As members of the Hopkins community, it hits everyone hard when we lose a member of that community. And everyone naturally wants more information about that loss, thinking that it would help us better understand and deal with the tragedy. Yet, we are not owed any explanation. The number one priority after a death is those closest to the person. Family and close friends are the ones who can make the decision about how much information to release and when to release it.

Prioritizing the family holds across all organizations concerning people’s deaths. When a soldier falls in battle, the military will not release their name until the family is notified. Obituaries (at least of non-celebrities) are published by the families, and contain however much information the family desires to release. So while it might be nice to have more information about the death, it is the University’s obligation to only release as much information as the family wishes.

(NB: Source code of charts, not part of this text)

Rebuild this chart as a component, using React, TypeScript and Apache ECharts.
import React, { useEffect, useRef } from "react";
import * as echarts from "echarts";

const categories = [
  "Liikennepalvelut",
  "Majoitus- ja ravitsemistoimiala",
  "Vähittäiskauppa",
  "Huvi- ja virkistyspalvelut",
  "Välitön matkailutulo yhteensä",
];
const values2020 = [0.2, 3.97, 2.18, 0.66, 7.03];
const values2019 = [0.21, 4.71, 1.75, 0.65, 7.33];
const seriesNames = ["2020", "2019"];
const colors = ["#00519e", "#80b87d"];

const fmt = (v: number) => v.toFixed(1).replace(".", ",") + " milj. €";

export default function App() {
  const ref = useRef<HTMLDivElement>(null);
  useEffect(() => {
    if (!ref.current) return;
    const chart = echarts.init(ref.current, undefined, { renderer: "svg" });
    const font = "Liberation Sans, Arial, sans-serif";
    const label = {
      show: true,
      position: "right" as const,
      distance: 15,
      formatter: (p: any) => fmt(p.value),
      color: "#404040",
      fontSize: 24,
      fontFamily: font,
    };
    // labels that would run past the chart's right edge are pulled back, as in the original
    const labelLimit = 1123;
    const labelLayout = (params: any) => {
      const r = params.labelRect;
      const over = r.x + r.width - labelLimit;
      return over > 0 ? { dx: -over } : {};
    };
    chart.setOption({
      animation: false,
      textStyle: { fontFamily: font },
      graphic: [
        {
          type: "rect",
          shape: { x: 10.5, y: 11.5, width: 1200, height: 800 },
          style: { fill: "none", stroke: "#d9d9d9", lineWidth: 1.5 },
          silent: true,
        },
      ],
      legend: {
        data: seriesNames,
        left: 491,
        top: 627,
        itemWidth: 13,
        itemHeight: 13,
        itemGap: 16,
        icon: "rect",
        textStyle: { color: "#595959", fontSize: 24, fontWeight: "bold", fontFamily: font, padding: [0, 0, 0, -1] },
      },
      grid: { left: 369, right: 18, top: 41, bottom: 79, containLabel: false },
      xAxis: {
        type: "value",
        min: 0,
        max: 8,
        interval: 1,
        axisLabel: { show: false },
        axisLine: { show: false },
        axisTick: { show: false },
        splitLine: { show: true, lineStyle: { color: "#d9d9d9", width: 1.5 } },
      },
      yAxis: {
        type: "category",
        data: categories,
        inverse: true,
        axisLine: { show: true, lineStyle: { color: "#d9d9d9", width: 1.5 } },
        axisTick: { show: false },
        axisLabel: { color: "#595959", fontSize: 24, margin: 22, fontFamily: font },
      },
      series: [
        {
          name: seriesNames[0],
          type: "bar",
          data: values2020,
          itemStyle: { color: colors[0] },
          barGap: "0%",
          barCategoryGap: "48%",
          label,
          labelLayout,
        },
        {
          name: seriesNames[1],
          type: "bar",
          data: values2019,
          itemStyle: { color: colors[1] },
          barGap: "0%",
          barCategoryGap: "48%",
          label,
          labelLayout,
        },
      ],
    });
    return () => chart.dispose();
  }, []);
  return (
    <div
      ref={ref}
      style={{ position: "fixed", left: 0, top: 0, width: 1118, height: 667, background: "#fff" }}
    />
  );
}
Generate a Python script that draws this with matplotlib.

As far as an obligation to quell rumors, that responsibility falls on the shoulders of the students here at Hopkins. Just because there is no cause of death released does not mean it is open season for speculation. If you hear an unfounded rumor or even one that you believe is founded in truth, it is your ethical obligation not to spread it. The family of the deceased decided not to release that information for a reason, and if someone who knows the cause for whatever reason decides to violate that desire for secrecy, that is an unethical act, and the information should not be further spread. If the information is wrong, then you are spreading false information and potentially harming someone’s legacy and reputation with unfounded information.